How are music box movements tuned - chromatic or scale?
March 31, 2019 4:20 PM   Subscribe

I would like to buy a music box movement and install a custom made cylinder into it. I've got the tune, I've got a plan for making a custom cylinder, but I'm getting hung up on making sure the movement I get will be able to play it.

The tune I would like to use comprises 17 notes of the b minor scale, starting on f#. The cheapest music box movements have 18 notes, but for the life of me I can't figure out whether that's a chromatic scale, a major scale, or whatever.

My assumption is that they are tuned to a major scale, which would be fine as I can use the relative minor. I'd prefer the scale to start on the 5 of the relative minor, since I'd rather not rewrite the tune. If any of the sources I've found for movements actually listed the key / tuning, this would be easy. Instead, they just list the tunes that are available. This is not very helpful!

Does anybody know what to expect from a basic 18 note movement as found on Amazon etc., or have any advice on which tune to choose from e.g. this list?

PS: I know that it's determined by the comb, which is interchangable, so a source for just combs with this info would also be helpful.
posted by dbx to Grab Bag (7 answers total) 6 users marked this as a favorite
 
I only know a bit about Nidec Sankyo movements. Only the very large (≥ 72 notes, $$$) movements are chromatic, and even then there may be the odd note missed out. The others are diatonic at best.

The tune list at Nidec Sankyo might have scale information. It has some extra fields after pieces that look related to scale (but maybe not in a familiar/common notation)
posted by scruss at 5:54 PM on March 31 [2 favorites]


I’m not sure there’s such a thing as a “standard” tuning for a comb, I think each tune comes from a cylinder/comb pair. I imagine there’s some comb reuse for simpler melodies, but even there if a note gets repeated quickly it has to be duplicated on two separate teeth. Not sure what to suggest beyond listening to each of the tunes to see if there’s one that has the notes you need.
posted by doctord at 9:06 PM on March 31 [1 favorite]

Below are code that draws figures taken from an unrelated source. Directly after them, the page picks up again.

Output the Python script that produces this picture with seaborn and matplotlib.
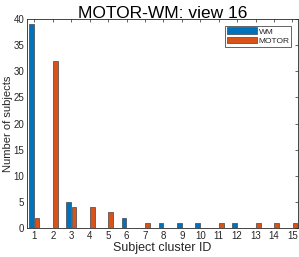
import numpy as np
import pandas as pd
import seaborn as sns
from matplotlib import pyplot as plt

cluster_ids = list(range(1, 16))
wm_counts = [39, 0, 5, 0, 0, 2, 0, 1, 1, 1, 0, 1, 0, 0, 0]
motor_counts = [2, 32, 4, 4, 3, 0, 1, 0, 0, 0, 1, 0, 1, 1, 1]
series_names = ['WM', 'MOTOR']
series_colors = ['#0072BD', '#D95319']

df = pd.DataFrame({
    'cluster': cluster_ids * 2,
    'count': wm_counts + motor_counts,
    'task': [series_names[0]] * 15 + [series_names[1]] * 15,
})

sns.set_style('white')
plt.rcParams['font.family'] = ['Liberation Sans', 'DejaVu Sans']

fig = plt.figure(figsize=(2.99, 2.57), dpi=100)
ax = fig.add_axes([0.0903, 0.1128, 0.9064, 0.8132])

sns.barplot(data=df, x='cluster', y='count', hue='task', hue_order=series_names,
            palette=series_colors, width=0.56, gap=0.1, ax=ax,
            edgecolor='#444444', linewidth=0.5, saturation=1, legend=True)

ax.set_xlim(-0.4, 14.3)
ax.set_ylim(0, 40)
ax.set_yticks(np.arange(0, 41, 5))
ax.set_xticks(range(15))
ax.set_xticklabels([str(c) for c in cluster_ids])
ax.tick_params(axis='both', direction='in', length=2.5, width=0.5, labelsize=7,
               top=True, right=True, pad=2, color='#262626', labelcolor='#262626')
for s in ax.spines.values():
    s.set_visible(True)
    s.set_linewidth(0.6)
    s.set_color('#262626')

ax.set_title('MOTOR-WM: view 16', fontsize=12.5, pad=1, color='black')
ax.set_xlabel('Subject cluster ID', fontsize=9, labelpad=1, color='#262626')
ax.set_ylabel('Number of subjects', fontsize=8, color='#262626')
ax.yaxis.set_label_coords(-0.05, 0.5)

leg = ax.legend(loc='upper right', fontsize=6, handlelength=3.6, handleheight=0.9,
                borderpad=0.2, labelspacing=0.1, handletextpad=0.2,
                borderaxespad=0.8, fancybox=False, framealpha=1)
leg.get_frame().set_edgecolor('#262626')
leg.get_frame().set_linewidth(0.5)

fig.savefig('out.png', dpi=100)
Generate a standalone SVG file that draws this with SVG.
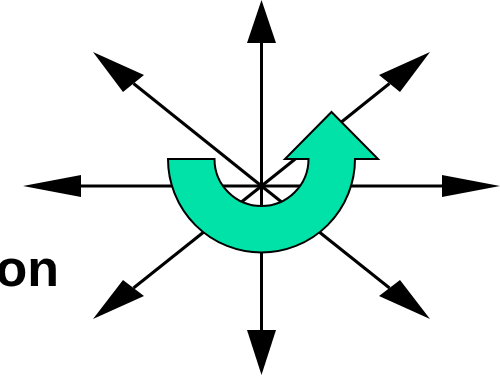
<svg xmlns="http://www.w3.org/2000/svg" width="500" height="376" viewBox="0 0 500 376">
<style>
.ln{stroke:#000;stroke-width:3;fill:none}
.hd{fill:#000;stroke:none}
.lbl{font-family:"Liberation Sans",Arial,sans-serif;font-weight:bold;font-size:52px;fill:#000}
</style>
<rect width="500" height="376" fill="#fff"/>
<g id="connectors">
<line class="ln" x1="261.5" y1="43" x2="261.5" y2="330"/>
<line class="ln" x1="80" y1="186" x2="443" y2="186"/>
<line class="ln" x1="261.5" y1="186" x2="133.5" y2="83.5"/>
<line class="ln" x1="261.5" y1="186" x2="389.5" y2="83.5"/>
<line class="ln" x1="261.5" y1="186" x2="133.5" y2="288"/>
<line class="ln" x1="261.5" y1="186" x2="389.5" y2="288"/>
<polygon class="hd" points="261.5,0 247,43 276,43"/>
<polygon class="hd" points="261.5,375 247,330 276,330"/>
<polygon class="hd" points="23,186 81,175 81,197"/>
<polygon class="hd" points="500,186 442,175 442,197"/>
<polygon class="hd" points="93,52 123,92 144,75"/>
<polygon class="hd" points="430,52 379,75 400,92"/>
<polygon class="hd" points="93,319 123,280 144,296"/>
<polygon class="hd" points="430,319 379,296 400,280"/>
</g>
<g id="curved-arrow">
<path d="M168,159 L214.5,159 A47,47 0 0 0 308.5,159 L285,159 L331.5,112 L378,159 L355,159 A93.5,93.5 0 0 1 168,159 Z" fill="#00E2A8" stroke="#000" stroke-width="2" stroke-linejoin="miter"/>
</g>
<g id="label">
<text class="lbl" x="59" y="286" text-anchor="end">on</text>
</g>
</svg>
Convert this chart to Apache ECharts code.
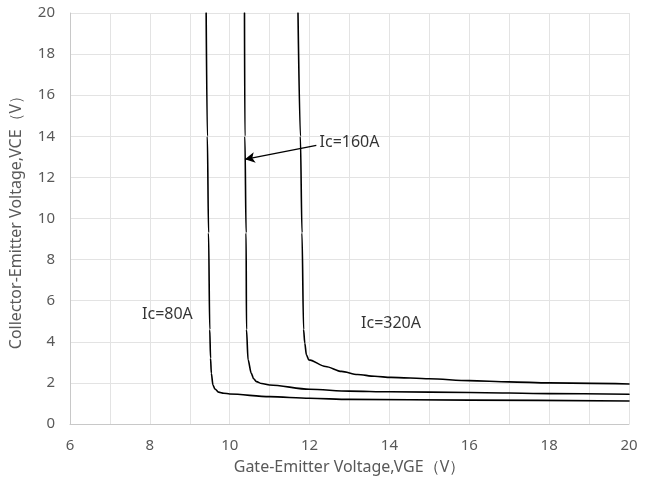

Here's a custom tunes website that provides more insight about the "can't play same note twice in a row" problem, including the possibility that a random comb might have multiple notes on the same pitch to accommodate a particular song.

Have you explored Music Box Maniacs? It's focused on diy music box tunes using paper strips, but perhaps you could adapt for your purpose. The forums have some discussion of tuning, and the online music editor has scales for a few of the diy kits, which may be designed to give you more flexibility than one customized for a particular tune. Note that apparently the pitches are wrong (so like, the Grand Illusion 30 starts on F not C), though the intervals are supposedly okay.

Also, I suppose you could try tuning it if it doesn't have the right notes - perhaps like tuning harmonica reeds.
posted by cdefgfeadgagfe at 9:58 PM on March 31 [3 favorites]


(there is apparently the Muro Box bluetooth/midi musical box too …)
posted by scruss at 9:04 AM on April 1 [1 favorite]


There is also a phone app, Music Box Composer, that lets you create songs for 15, 20, 30 and 33 note combs.
posted by domo at 7:33 AM on April 2


Thanks everyone! Lots of great ideas. The essential problem is about cylinders and combs - the sheet paper music boxes, while very cool, don't solve the problem. The first link in cdefgfeadgagfe's answer seems to corroborate my impression: there simply *is* no standard comb. Time to listen to and transcribe until I find one that works.
posted by dbx at 8:22 AM on April 2


Oh, I was thinking you could just use one of the combs from a diy sheet paper kit, given the scales for that seem to be known and more flexible (designed to accommodate multiple songs, rather than tailored to a specific one). Not familiar enough with the actual mechanics to know if that would work for you, though.